Clearly, capitalism did not invent or initiate male chauvinism or patriarchy, the oppression of indigenous peoples, the contradictions of the caste system, ethnic conflicts or the marginalisation of youth. Capitalism, however, – and this can be proved – aggravated the conflicts and often used them to build its organisation of labour and its strategies for the absorption of surplus.
4- Cultural destruction. We are witnessing the meaning of education, of the media, of philosophy and even of religions, being deviated to suit the values of capitalism, with its own definition of modernity, as it exploits the cultural apparatus to support its project and to legitimise its objectives. Also, there are new movements in ideas, cultural resistance, liberation theologies developing, etc., as forms of resistance in this domain. At the same time, backward-looking cultural movements, expressed in various types of fundamentalism, are developing as defence mechanisms against a modernity that depreciates cultural traditions.
5- Political destruction: democracy, which is already relatively limited from the point of view of parliamentary political organisation, has less and less meaning when political authorities emanating from the popular vote see their decision-making powers diminished, especially in the economic sphere. In response to this, new efforts are also being made towards decentralised decision-making, participatory democracy and to rebuild grass-roots politics.
The situation can be summed up by saying that, faced with a capitalism which is laying the foundations on which to reproduce itself worldwide using new technologies, we are witnessing opposition movements and struggles increase – but also fragment – both geographically and sectorially.
. The current stage of the globalisation of capital
Two things can be said with regard to the current stage, which are relevant to thinking about how opposition is organising, and spreading worldwide.
The neo-liberal project has not been abandoned, though it may be losing credibility. It is weakened because it has relatively short-term strategies. This is manifested in different ways:
- economically: the financial system; the system of production and public services…
- ecologically: the ecological limits are more and more apparent.
- socially: the increase in poverty and the widening gap between rich and poor, rising level of migration,…
- culturally: intellectual, artistic and grass-roots criticism of the system.
Capitalism is now adopting new strategies in many sectors:
- economic strategies: it is moving progressively from out-and-out neo-liberalism to a neo-classicism focused on reinstating the conditions of competition by means of new regulations (relegitimation of the State).
- ecology: certain urgent measures are being adopted (Kyoto Protocol)…

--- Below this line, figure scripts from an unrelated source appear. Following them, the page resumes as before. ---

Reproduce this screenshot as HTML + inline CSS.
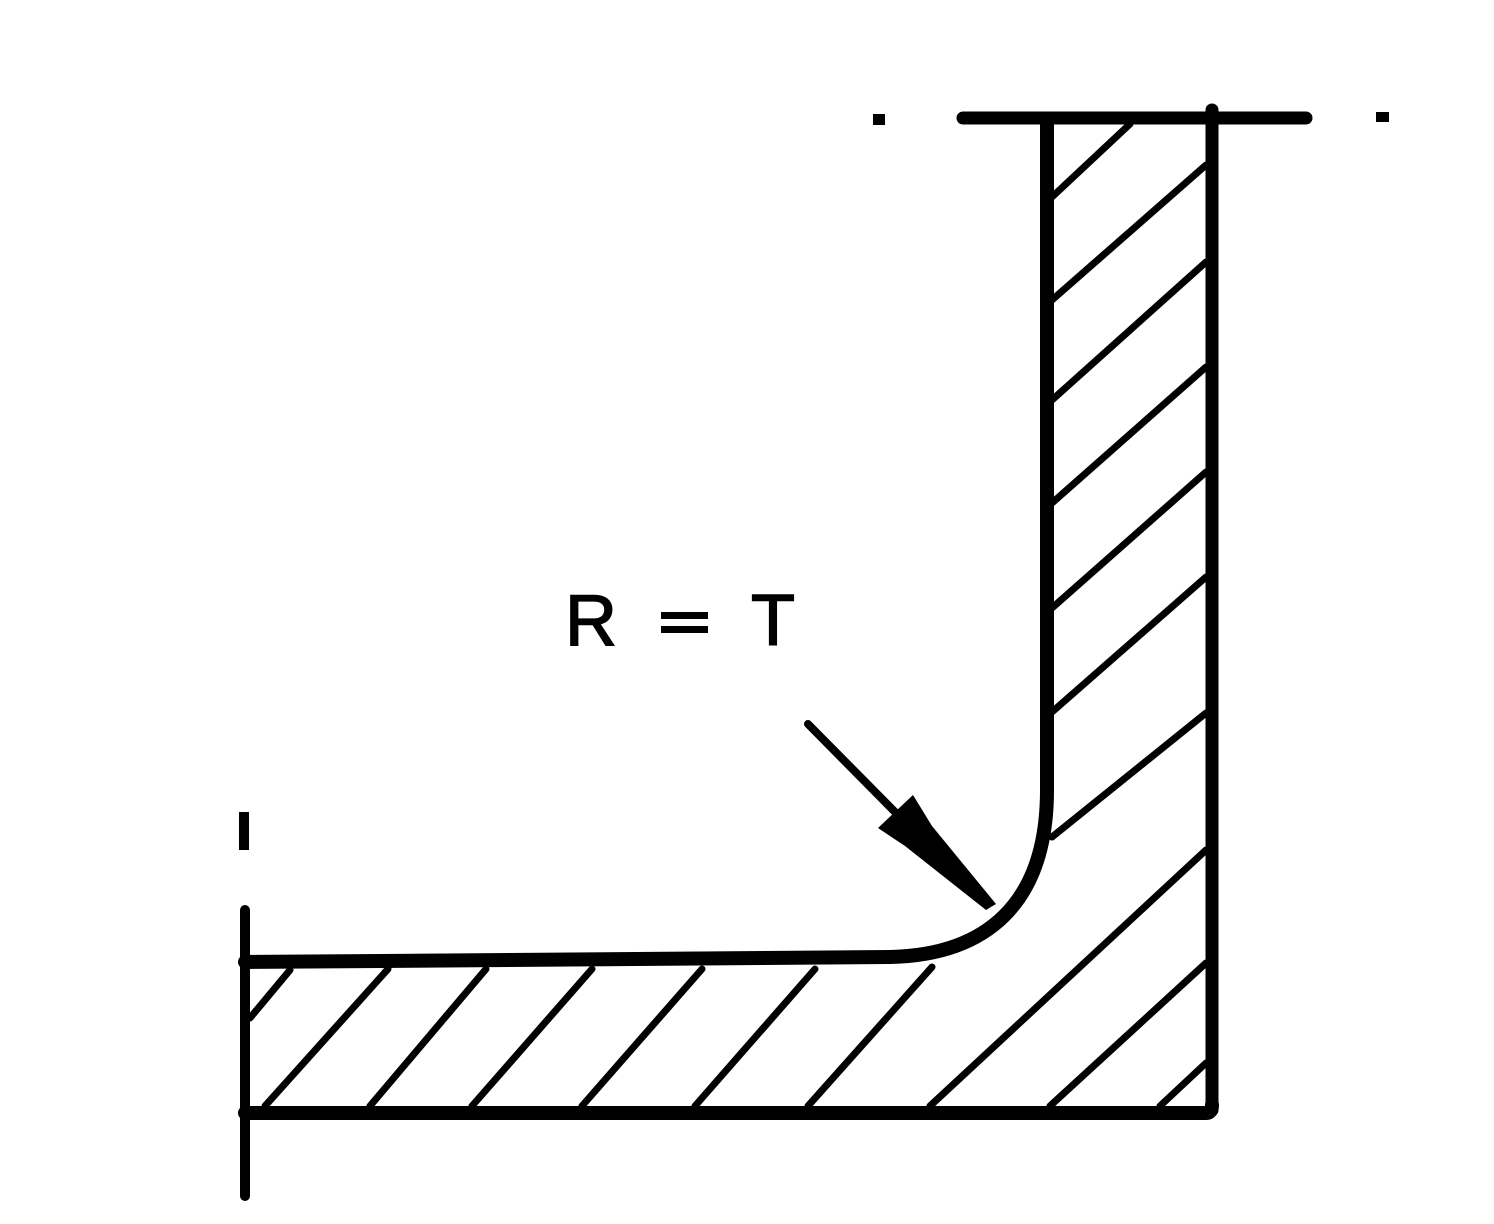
<!DOCTYPE html>
<html><head><style>html,body{margin:0;padding:0;background:#fff}svg{display:block}</style></head>
<body>
<svg width="1494" height="1224" viewBox="0 0 1494 1224" xmlns="http://www.w3.org/2000/svg">
<rect width="1494" height="1224" fill="#fff"/>
<g stroke="#000" fill="none" stroke-linecap="round" stroke-linejoin="round">
<line x1="963" y1="118" x2="1306" y2="118" stroke-width="13"/>
<line x1="1212" y1="110" x2="1212" y2="1110" stroke-width="13"/>
<line x1="245" y1="1113" x2="1205" y2="1113" stroke-width="14"/>
<path d="M1206,1113 Q1212,1113 1212,1105" stroke-width="14"/>
<path d="M1047,120 L1047,790 C1047,905 985,955 890,957 L245,962" stroke-width="14"/>
<line x1="245" y1="910" x2="245" y2="1196" stroke-width="10"/>
<line x1="244" y1="812" x2="244" y2="850" stroke-width="10" stroke-linecap="butt"/>
<g stroke-width="7">
<line x1="1052" y1="197" x2="1130" y2="124"/>
<line x1="1052" y1="300" x2="1206" y2="165"/>
<line x1="1052" y1="400" x2="1206" y2="262"/>
<line x1="1052" y1="503" x2="1206" y2="367"/>
<line x1="1052" y1="608" x2="1206" y2="472"/>
<line x1="1052" y1="712" x2="1206" y2="577"/>
<line x1="1052" y1="837" x2="1206" y2="713"/>
<line x1="930" y1="1106" x2="1206" y2="850"/>
<line x1="1050" y1="1106" x2="1206" y2="963"/>
<line x1="1160" y1="1106" x2="1206" y2="1063"/>
<line x1="250" y1="1018" x2="290" y2="970"/>
<line x1="265" y1="1106" x2="388" y2="969"/>
<line x1="370" y1="1106" x2="486" y2="969"/>
<line x1="472" y1="1106" x2="592" y2="969"/>
<line x1="582" y1="1106" x2="702" y2="969"/>
<line x1="695" y1="1106" x2="815" y2="969"/>
<line x1="808" y1="1106" x2="932" y2="967"/>
</g>
<line x1="808" y1="724" x2="895" y2="812" stroke-width="8"/>
</g>
<polygon points="878,828 913,795 932,826 996,904 986,910 905,846" fill="#000"/>
<rect x="873" y="114" width="12" height="11" fill="#000"/>
<rect x="1376" y="112" width="13" height="10" fill="#000"/>
<g style="font-family:'Liberation Sans',sans-serif" font-size="72" fill="#000" stroke="#000" stroke-width="1.5">
<text x="565" y="645">R</text>
<text x="751" y="645">T</text>
</g>
<rect x="661" y="612" width="47" height="7" fill="#000"/>
<rect x="661" y="626" width="47" height="7" fill="#000"/>
</svg>
</body></html>
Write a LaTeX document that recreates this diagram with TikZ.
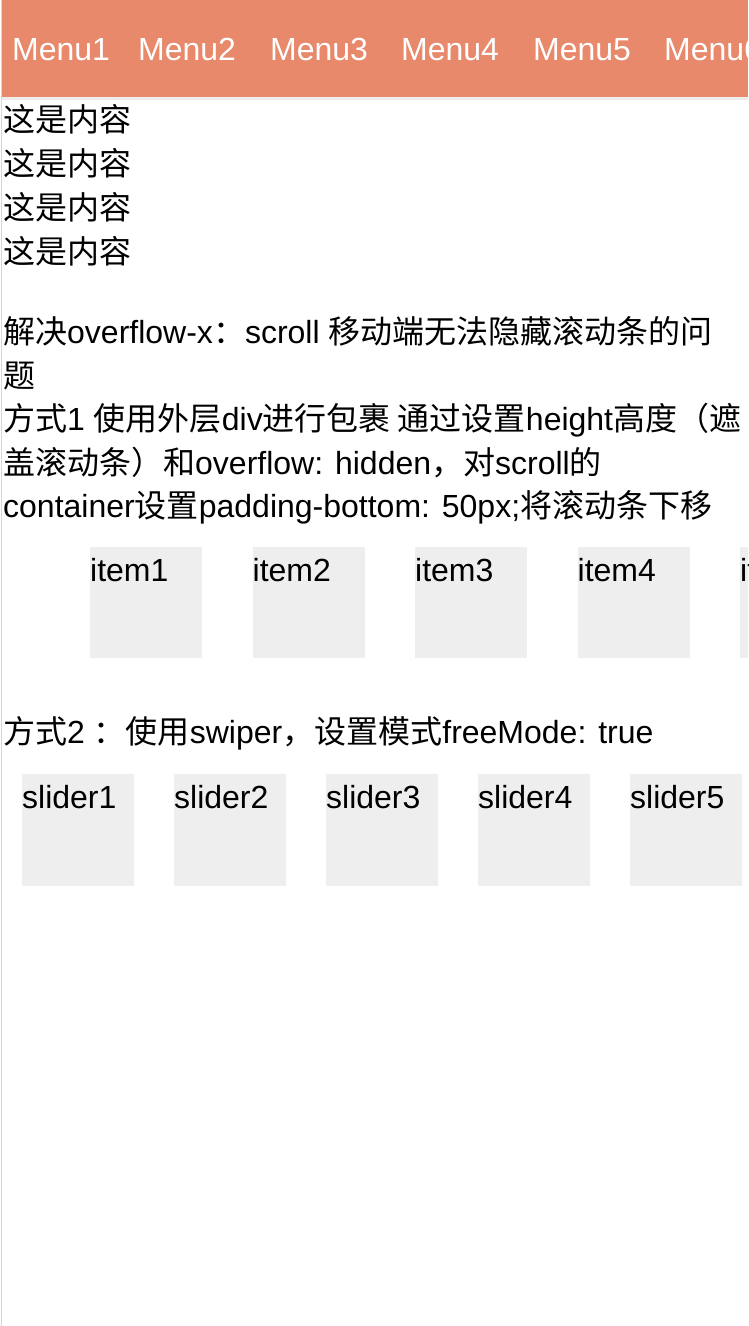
\documentclass[tikz,border=0pt]{standalone}
\usepackage{fontspec}
\setmainfont{Liberation Sans}
\newfontfamily\cjk{Noto Sans CJK SC}
\newcommand{\zh}[1]{{\cjk #1}}
\definecolor{menubar}{HTML}{E8896B}
\definecolor{cellgray}{HTML}{EEEEEE}
\definecolor{edgegray}{HTML}{D6D6D6}

\begin{document}
\begin{tikzpicture}[x=1pt,y=-1pt,
    txt/.style={anchor=base west,inner sep=0pt,font=\fontsize{32}{44}\selectfont},
    menutxt/.style={txt,text=white},
    cell/.style={fill=cellgray}]
  \useasboundingbox (0,0) rectangle (748,1326);
  \clip (0,0) rectangle (748,1326);
  \fill[white] (0,0) rectangle (748,1326);
  \draw[edgegray,line width=1pt] (1,0) -- (1,1326);
  % header bar
  \fill[black!7] (2,97) rectangle (748,100);
  \fill[menubar] (2,0) rectangle (748,97);
  \foreach \x [count=\i] in {12,138,270,401,533,664}
    \node[menutxt] (menu\i) at (\x,60) {Menu\i};
  % content lines
  \foreach \k in {1,...,4}
    \node[txt] (content\k) at (3,{87+44*\k}) {\zh{这是内容}};
  \node[txt] (title1) at (3,343.5) {\zh{解决}overflow-x\zh{：}scroll \zh{移动端无法隐藏滚动条的问}};
  \node[txt] (title2) at (3,387) {\zh{题}};
  \node[txt] (way1a) at (3,430.5) {\zh{方式}1 \zh{使用外层}div\zh{进行包裹 通过设置}height\zh{高度（遮}};
  \node[txt] (way1b) at (3,474) {\zh{盖滚动条）和}overflow: hidden\zh{，对}scroll\zh{的}};
  \node[txt] (way1c) at (3,517.5) {container\zh{设置}padding-bottom: 50px;\zh{将滚动条下移}};
  % items
  \foreach \i in {1,...,5} {
    \fill[cell] ({90+162.5*(\i-1)},547) rectangle +(112,111);
    \node[txt] (item\i) at ({90+162.5*(\i-1)},581) {item\i};
  }
  \node[txt] (way2) at (3,743.5) {\zh{方式}2 \zh{：}\zh{使用}swiper\zh{，设置模式}freeMode: true};
  % sliders
  \foreach \i in {1,...,5} {
    \fill[cell] ({22+152*(\i-1)},774) rectangle +(112,112);
    \node[txt] (slider\i) at ({22+152*(\i-1)},808) {slider\i};
  }
\end{tikzpicture}
\end{document}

- social strategies: the World Bank has initiated concerted policies to fight poverty; NGOs, voluntary associations, Churches and religions are being coopted in an attempt to diminish their strength in opposition and to obtain legitimation; and administrative – and gradually also police – repression is growing, not to mention the military dimension in international affairs.
- cultural strategies: the language of ecology and of concepts used by the opposition, such as civil society, participatory democracy, etc., are being adopted to change their meaning and the concepts.
Strategies for the struggle against the globalization of capital
1- The major elements
We can set out some of the main elements of strategy which have been initiated and are to be developed in the immediate future:
1) To delegitimize the system, not only by condemning its abuses, as do several ethical bodies, such as the social teaching of religions, but by denouncing the logic of the capitalist system, which constitutes the basis for the various forms of destruction.
2) To build convergence among efforts to work against the system, with each one preserving its specific identity, but also understanding its place in the whole.
3) To formulate alternatives at the three levels mentioned above: utopias, medium-term, and short-term.
4) To find formulas for political expression, also in convergent forms, because the four aspects – economic, ecological, social, and cultural – all have a political dimension and because, without a presence in this dimension, we cannot arrive at workable solutions.
5) Not to allow ourselves to be marginalized by the economic and political system; that is, not to accept being reduced to a corner where we can take the floor and express opinions, and not to rendered "folkloric", especially by the communications media which emphasize certain types of violence or apparently "rare" cultural expressons.
2- The criteria for selecting themes and actions
Three main criteria seem to be important.
1) To keep in mind popular contemporary sensitivity to certain themes, and in particular the approach of new publics which, as they are affected by the direct or indirect effects of globalization, seem ready to enter into converging resistance.
2) To link up on events of the moment, such as the international conferences on racism, Rio plus ten, ratification of the Kyoto protocol, or of policies such as "Star Wars", etc.
3) To address themes on which considerable preparation has already be done by specific groups and which can lead to concrete alternatives.
It is in the light of these considerations that themes could be proposed for panels, workshops and seminars, and the program for Porto Alegre II be organized coherently.
V. A dream
I can end in saying that I have a dream. Not like the World Bank, which inscribed on the entrance to its building in Washington: We have a dream, a world free of poverty, under which I would write: and thanks to the World Bank it remains a dream. But in the sense of Dom Helder Camara, who told me when I worked with him in Vatican Council II that one could not understand Brazil if one did not understand carnival and football. Where will the carnival and football be in Porto Alegre? It is a way of asking oneself how symbolically to express the values that we want to affirm: overall orientations for mankind today which contradict the fundamental logic of capitalism. Two principal orientations come to mind: the contemplation of nature and inter-human solidarity.
1- Nature: respect, love and contemplation
Considering the great texts of the religious traditions of the world, including indigenous religions (the Pacha Mama); the great creation myths; the texts of the poets of various peoples, it can be said that nature is not an object of exploitation, but rather that we are part of it and that we want to express a sense of admiration and of contemplation. This could be expressed by songs, dances, recitations: participation by all in a collective act.
2- Inter-human solidarity
In the same cultural and religious traditions can be found everything that celebrates brotherhood, love, peace, and the rejection of aggression and violence, and also economic individualism. It is not a question of celebrating values of this kind romantically, but rather of referring to concrete social relations under capitalism and all their human consequences, and also of expressing the need of a new ethic for a new world.